By Cristina Rouvalis
Here’s the dire situation presented to Renee Martin, director of education and outreach for the state attorney general’s office: A 72-year-old Lancaster County man was in danger of losing his home because his drug-addicted son had stolen thousands of dollars from his accounts.
The tip came from a woman living next door to the man.
Martin contacted the Lancaster County Office of Aging, which had already been looking into the case. But their investigation turned up something else—the neighbor was allegedly dipping into the older man’s funds too. Between the son and the neighbor, the man was out approximately $50,000.
“It seems like she wanted more money. The son was taking it all. She was a ‘good neighbor’ to the tune of about $12,000,” said Martin, who fields elder abuse complaints from a hotline in the attorney general’s office, 866-623-2137 toll-free. The Office of Aging was able to take guardianship of the man’s accounts so he could keep his house.
Elder abuse can take many forms, from physical to sexual to neglect. But state officials are seeing a rise in financial exploitation, which is often carried out by trusted relatives or friends.
“It’s just a tragic situation,” said Ray Landis, advocacy manager for AARP Pennsylvania. “With physical abuse, it’s easier to investigate. Financial exploitation is harder for folks to get their arms around.”

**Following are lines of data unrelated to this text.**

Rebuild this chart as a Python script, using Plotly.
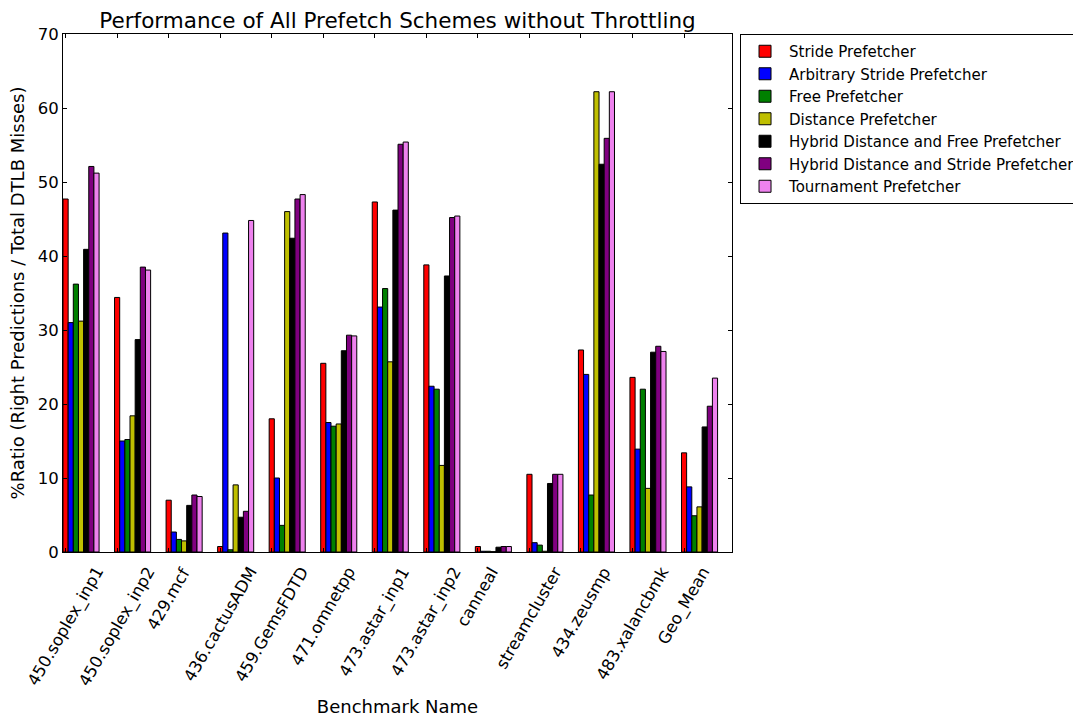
import plotly.graph_objects as go
import numpy as np

categories = ["450.soplex_inp1", "450.soplex_inp2", "429.mcf", "436.cactusADM",
              "459.GemsFDTD", "471.omnetpp", "473.astar_inp1", "473.astar_inp2",
              "canneal", "streamcluster", "434.zeusmp", "483.xalancbmk", "Geo_Mean"]

stride = [47.7, 34.4, 7.0, 0.74, 18.0, 25.5, 47.3, 38.8, 0.74, 10.5, 27.3, 23.6, 13.4]
arbitrary_stride = [31.0, 15.0, 2.7, 43.1, 10.0, 17.5, 33.1, 22.4, 0.1, 1.26, 24.0, 13.9, 8.8]
free = [36.2, 15.2, 1.7, 0.3, 3.6, 17.0, 35.6, 22.0, 0.1, 0.93, 7.7, 22.0, 4.9]
distance = [31.2, 18.4, 1.5, 9.07, 46.0, 17.3, 25.7, 11.7, 0.05, 0.1, 62.2, 8.6, 6.1]
hybrid_dist_free = [40.9, 28.7, 6.3, 4.7, 42.4, 27.2, 46.2, 37.3, 0.65, 9.26, 52.4, 27.0, 16.9]
hybrid_dist_stride = [52.1, 38.5, 7.7, 5.5, 47.7, 29.3, 55.1, 45.2, 0.74, 10.5, 55.9, 27.8, 19.7]
tournament = [51.2, 38.1, 7.5, 44.8, 48.3, 29.2, 55.4, 45.4, 0.74, 10.5, 62.2, 27.1, 23.5]

series_names = ["Stride Prefetcher", "Arbitrary Stride Prefetcher", "Free Prefetcher",
                "Distance Prefetcher", "Hybrid Distance and Free Prefetcher",
                "Hybrid Distance and Stride Prefetcher", "Tournament Prefetcher"]
series_values = [stride, arbitrary_stride, free, distance, hybrid_dist_free,
                 hybrid_dist_stride, tournament]
colors = ["#ff0000", "#0000ff", "#008000", "#bfbf00", "#000000", "#800080", "#ee82ee"]

y_ticks = [0, 10, 20, 30, 40, 50, 60, 70]

FONT = "DejaVu Sans"
bar_w = 0.1
idx = np.arange(len(categories))

fig = go.Figure()
for k, (name, vals, col) in enumerate(zip(series_names, series_values, colors)):
    fig.add_trace(go.Bar(
        x=idx + k * bar_w, y=vals, width=bar_w, name=name,
        marker=dict(color=col, line=dict(color="black", width=1)),
    ))

# category labels, centred under each tick like the original (rotated 60 deg)
for i, lab in zip(idx, categories):
    fig.add_annotation(
        x=i, xref="x", y=-9 / 518, yref="paper", text=lab, showarrow=False,
        textangle=-60, xanchor="center", yanchor="top",
        font=dict(family=FONT, size=16.5, color="black"),
    )

fig.update_layout(
    width=1073, height=718,
    margin=dict(l=63, r=341, t=34, b=166, autoexpand=False),
    paper_bgcolor="white", plot_bgcolor="white",
    barmode="overlay",
    font=dict(family=FONT, size=16.5, color="black"),
    title=dict(text="Performance of All Prefetch Schemes without Throttling",
               font=dict(family=FONT, size=21.5, color="black"),
               x=(63 + 732) / 2 / 1073, xanchor="center", y=1 - 20 / 718, yanchor="middle"),
    showlegend=True,
    legend=dict(x=1.012, xanchor="left", y=1.0, yanchor="top",
                bordercolor="black", borderwidth=1, bgcolor="white",
                font=dict(family=FONT, size=15, color="black"),
                tracegroupgap=0, itemwidth=38),
)
fig.update_xaxes(
    range=[-0.05, 12.93], tickmode="array", tickvals=list(idx),
    showticklabels=False,
    ticks="inside", ticklen=4, tickcolor="black",
    showline=True, linecolor="black", linewidth=1, mirror="ticks",
    showgrid=False, zeroline=False,
    title=dict(text="Benchmark Name", font=dict(family=FONT, size=18, color="black"), standoff=148),
)
fig.update_yaxes(
    range=[0, 70], tickmode="array", tickvals=y_ticks,
    ticks="inside", ticklen=4, tickcolor="black",
    showline=True, linecolor="black", linewidth=1, mirror="ticks",
    showgrid=False, zeroline=False,
    tickfont=dict(family=FONT, size=16.5, color="black"),
    title=dict(text="%Ratio (Right Predictions / Total DTLB Misses)",
               font=dict(family=FONT, size=18, color="black"), standoff=8),
)

fig.write_html("out.html")
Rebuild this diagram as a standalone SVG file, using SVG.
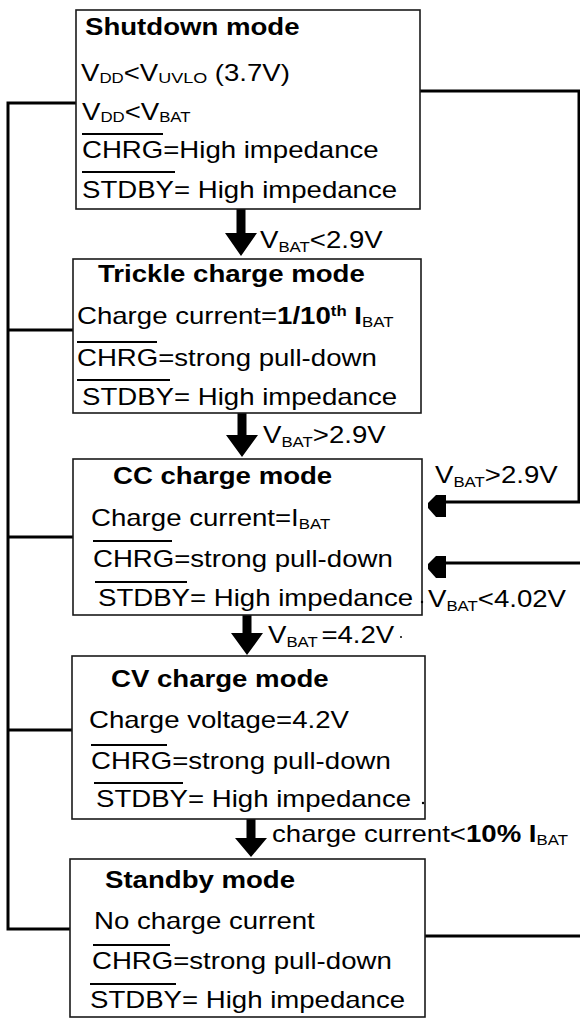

Even when county officials untangle complicated financial records and find fraud, prosecutors often deal with reluctant victims who don’t want to send their children or grandchildren to jail.
“The unfortunate reality is that a majority of cases involve loved ones, and older adults don’t want to follow through with the prosecution,” said David Gingerich, deputy secretary of the state Department of Aging.
Allegations rise sharply
Elder abuse allegations are on the rise, with more than 18,000 complaints filed in Pennsylvania during the 2010-11 fiscal year—a 29 percent jump from two years before. During the same period, substantiated complaints rose 27 percent to more than 4,300.
Neglect by caregivers accounted for 27 percent of the abuse cases, while financial exploitation accounted for 15 percent.
The General Assembly is working to strengthen and broaden the scope of the Older Adults Protective Services Act. One proposal would preclude anyone convicted of abusing a care-dependent person from working in a setting such as a nursing home. Other proposals call for defining financial exploitation as a violation of state law.
The House Aging and Older Adult Services Committee recently held hearings on the issue. AARP’s Landis and Jacqueline Burch, executive director of the Lancaster County Office of Aging, testified on the growth of financial abuse.
“We are almost at the point of a perfect storm,” Burch said. “We are a graying state, with people living longer. People age 60 and up are the largest holders of wealth in our county, and they rely on other people for their care and to manage their finances.”
An adult child or friend might use an older person’s ATM card to buy them something, she said, and then run up personal charges or dip into their checking account.
Besides loyalty to relatives, older adults may be reluctant to pursue fraud cases for another reason. “Sometimes they are fearful of prosecuting someone who is providing their care, because that may mean going to a nursing home, which is the last thing they want to do,” Burch said. “Often, older people accept that people take their money if they can stay at home.”
The state Department of Aging’s confidential elder abuse hotline can be reached at 800-490-8505.
Cristina Rouvalis is a freelance writer based in Pittsburgh, Pa.